In 2014, the income generated from pharmaceutical exports grew by 9%, which surpassed the 5% growth target. The local pharmaceutical manufacturing industry currently produces 30% of domestic demand, while also exporting to Asia-Pacific Rim countries, the Middle East, Africa, Latin America, and Europe. The Drug Control Authority (DCA) is under the Health Ministry is the principal authority regulating the production, import, and sale of pharmaceuticals, which has registered a total 263 pharmaceutical premises to date, with Good Manufacturing Practices certification.
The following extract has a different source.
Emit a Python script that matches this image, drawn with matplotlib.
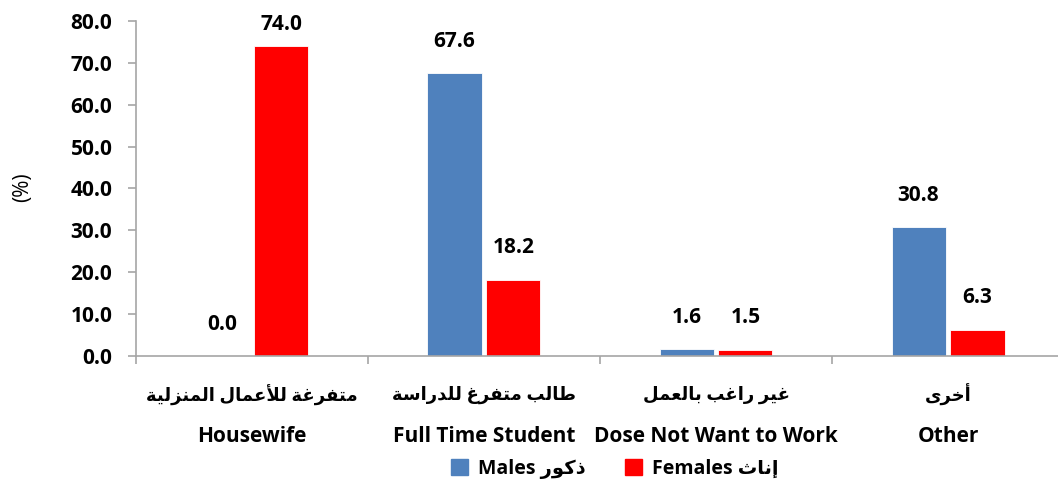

Eighty-nine of the total pharmaceutical premises are licensed by the DCA to manufacture modern medicines that mostly include analgesics, antacids, anti-hypertensive diuretics, antibiotics, and anti-histamine, while another 172 are licensed to produce herbal and traditional medicines, and five premises are veterinary facilities. In addition to the herbal and traditional medicine niche, another growing segment in the sector that is gaining global attention is halal pharmaceuticals, as Malaysia’s halal certification—mainly for its food manufacturing industry—has already received international acceptance.